ULP Wireless Update

The promise of low power cellular IoT

The promise of low power cellular IoT

A major advantage of low power cellular IoT is that the supporting infrastructure is already in place even in remote areas of the globe

The latest LTE standard includes a specification for low power cellular technology which will accelerate development of the IoT

Long Term Evolution (LTE) is a standards-driven technology for high-speed cellular connectivity, designed to provide high- bandwidth communication for mobile devices.

 

The LTE standard is managed by the 3rd Generation Partnership Project (or 3GPP, comprising a collaboration between telecoms partners) and was first specified in the organization’s Release 8 document with enhancements added in Release 9. Since then, LTE has been adopted by most of the international cellular service providers (‘carriers’) including those in North and South America, Europe, Russia, India, China, Korea, and Australia. The standard covers a number of frequency bands in the 700 to 2600 MHz range to facilitate its use by carriers in different regions.

 

Internet access using a cellphone connected via LTE is something consumers take for granted. It’s a simple step, therefore, to imagine a world where the emerging Internet of Things (IoT) also leverages such technology to connect billions of sensors to an expanding network. It’s a much harder step to make it happen. But now, 3GPP is tackling the challenge head-on by introducing enhancements to the LTE specification that will allow pioneering companies such as Nordic Semiconductor to come up with practical ‘low power cellular IoT’ solutions.

 

From LAN to WAN

Today it’s relatively simple—courtesy of technology developed by companies like Nordic—to connect a Bluetooth low energy-powered sensor to the IoT, provided a smartphone or Wi-Fi router is available to act as a ‘gateway’ to the network.
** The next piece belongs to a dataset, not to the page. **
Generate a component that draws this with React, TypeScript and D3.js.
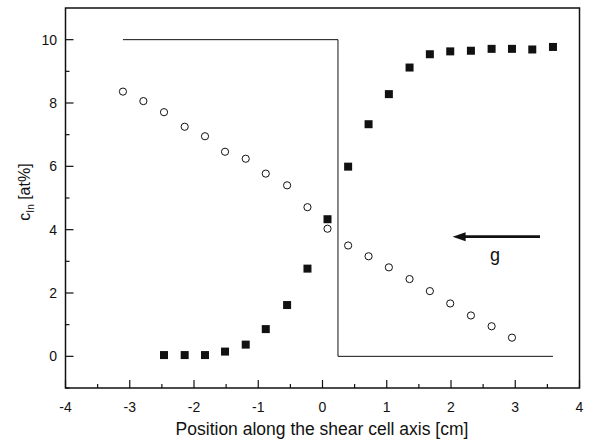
import React from "react";
import * as d3 from "d3";

const gridX = [-3.106, -2.788, -2.467, -2.145, -1.829, -1.517, -1.195, -0.883, -0.551, -0.234, 0.078, 0.399, 0.717, 1.033, 1.355, 1.671, 1.988, 2.31, 2.632, 2.949, 3.265, 3.587];
const circleX = gridX.slice(0, 20);
const circleY = [8.36, 8.06, 7.71, 7.25, 6.95, 6.46, 6.24, 5.77, 5.4, 4.71, 4.03, 3.5, 3.16, 2.81, 2.44, 2.06, 1.67, 1.29, 0.95, 0.59];
const squareX = gridX.slice(2, 22);
const squareY = [0.04, 0.04, 0.04, 0.15, 0.37, 0.86, 1.62, 2.77, 4.33, 5.99, 7.33, 8.28, 9.12, 9.54, 9.63, 9.65, 9.71, 9.71, 9.69, 9.77];
const stepX = [-3.106, 0.241, 0.241, 3.587];
const stepY = [10, 10, 0, 0];
const xTicks = [-4, -3, -2, -1, 0, 1, 2, 3, 4];
const yTicks = [0, 2, 4, 6, 8, 10];
const arrowX = [3.385, 2.025];
const arrowY = 3.78;

const W = 614, H = 441;
const L = 65.5, R = 579.5, T = 8, B = 388;

export default function App() {
  const x = d3.scaleLinear().domain([-4, 4]).range([L, R]);
  const y = d3.scaleLinear().domain([-1, 11]).range([B, T]);
  const xMinor = d3.range(-3.5, 4, 1);
  const yMinor = d3.range(-1, 11, 2);
  const line = d3.line<[number, number]>().x(d => x(d[0])).y(d => y(d[1]));
  const stepPts: [number, number][] = stepX.map((v, i) => [v, stepY[i]]);
  const font = "'Liberation Sans', Arial, sans-serif";
  return (
    <svg width={W} height={H} style={{ position: "absolute", left: 0, top: 0, background: "#fff" }} fontFamily={font}>
      <rect x={0} y={0} width={W} height={H} fill="#fff" />
      <path d={line(stepPts) || ""} fill="none" stroke="#111" strokeWidth={1} />
      {circleX.map((v, i) => (
        <circle key={"c" + i} cx={x(v)} cy={y(circleY[i])} r={3.6} fill="#fff" stroke="#111" strokeWidth={1} />
      ))}
      {squareX.map((v, i) => (
        <rect key={"s" + i} x={x(v) - 4} y={y(squareY[i]) - 4} width={8} height={8} fill="#111" />
      ))}
      <line x1={x(arrowX[0])} y1={y(arrowY)} x2={x(arrowX[1]) + 10} y2={y(arrowY)} stroke="#111" strokeWidth={2.6} />
      <path d={`M${x(arrowX[1])},${y(arrowY)} L${x(arrowX[1]) + 13},${y(arrowY) - 4.5} L${x(arrowX[1]) + 13},${y(arrowY) + 4.5} Z`} fill="#111" />
      <text x={495} y={261} fontSize={18} textAnchor="middle" fill="#111">g</text>
      <rect x={L} y={T} width={R - L} height={B - T} fill="none" stroke="#111" strokeWidth={1.5} />
      {xTicks.map(t => (
        <g key={"xt" + t}>
          <line x1={x(t)} x2={x(t)} y1={B} y2={B - 8} stroke="#111" strokeWidth={1.2} />
          <text x={x(t)} y={412} fontSize={14} textAnchor="middle" fill="#111">{t < 0 ? "-" + Math.abs(t) : t}</text>
        </g>
      ))}
      {xMinor.map(t => (
        <line key={"xm" + t} x1={x(t)} x2={x(t)} y1={B} y2={B - 4} stroke="#111" strokeWidth={1.2} />
      ))}
      {yTicks.map(t => (
        <g key={"yt" + t}>
          <line x1={L} x2={L + 8} y1={y(t)} y2={y(t)} stroke="#111" strokeWidth={1.2} />
          <text x={57} y={y(t) + 5} fontSize={14} textAnchor="end" fill="#111">{t}</text>
        </g>
      ))}
      {yMinor.map(t => (
        <line key={"ym" + t} x1={L} x2={L + 4} y1={y(t)} y2={y(t)} stroke="#111" strokeWidth={1.2} />
      ))}
      <text x={322} y={435} fontSize={17.5} textAnchor="middle" fill="#111">Position along the shear cell axis [cm]</text>
      <text transform={`translate(30,${192}) rotate(-90)`} fontSize={16} textAnchor="middle" fill="#111">
        c<tspan fontSize={10} dy={4}>In</tspan><tspan dy={-4}> [at%]</tspan>
      </text>
    </svg>
  );
}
Such Local Area Networks (LANs) are commonplace in homes and offices. But for the enterprise, industrial, and agricultural sectors among others, things can be more of a challenge because in many applications the sensors—particularly if they are attached to an object that’s on the move—could be out of range of a LAN.

 

Cellular technology is a proven way to directly connect remote devices to the Internet in the absence of a LAN, and a healthy industry has grown supplying modules using 2G and 3G technology for Wide Area Network (WAN) applications such as Machine-to-Machine (M2M) communications.

 

Unfortunately, the modules are expensive ($30 to $40 for 3G devices), bulky, and consume lots of power so are poorly suited to multi-billion installation applications such as sensors used for parcel tracking. As a result, there’s increasing demand across a broad market for low-cost (sub-$5), compact, microampere LTE modules that support ‘Low Power WANs’ (LPWANs).

 

Further, carriers are keen to encourage low-power, low-data rate devices because they have the bandwidth to accommodate extra data alongside the high-demand traffic transported over their networks. Such business promises to provide a welcome new revenue stream to offset the huge costs incurred by the carriers when buying parts of the radio spectrum.

 

To meet this groundswell, 3GPP has introduced a specification for two forms of low power LTE— LTE-M (for M2M) and Narrow Band-IoT (NB-IoT)—detailed in Release 13 of the standard. LTE-M specifies a low-complexity modem enabling simpler, reduced cost, and lower power LTE devices to be developed with peak uplink and downlink data rates of approximately 300 kbps, RF bandwidth support of 1.08 MHz, and 20 to 23 dBm transmit power.

 

NB-IoT features an RF bandwidth of 180 kHz with peak data rates of approximately 30 kbps. Transmit power remains at 20/23 dBm. Both LTE-M and NB-IoT devices will have a range of tens of kilometers and battery life of at least several years.

 

There are competing technologies, but a major advantage of LTE-M and NB-IoT is that the supporting infrastructure is already in place across the majority of the globe. In contrast, competing technologies are faced with billion-dollar, multi-year building programs to assemble equivalent infrastructure.

 

From specification to commercial product is a long road. Some companies have announced products for volume production in 2017 to coincide with first commercial deployments of the enhanced cellular infrastructure required to support low power cellular IoT. Broad coverage of this infrastructure will occur between 2017 and 2020. Nordic is planning its product introduction to coincide with this schedule.

 

But perhaps more significantly, only a handful of companies have the engineering capability to design LTE wireless (which is a complex technology) and even fewer have the complementary expertise needed to develop low power cellular IoT devices.

 

Nordic is one of those companies. Not only does the company have over a decade of leadership in ultra low power wireless—culminating in the company’s latest class-leading nRF52 Series Bluetooth low energy SoCs—but it also has an engineering team in Finland comprising several of the engineers that were responsible for many of the inventions that underpin LTE technology.

 

It’s an exciting combination of skills and the engineers are working on the products outlined in Nordic’s roadmap for the nRF91 Series low power cellular IoT solutions. These products will meet the demands of the rapidly evolving IoT landscape. It’s a landscape that will look very different in just a few years time.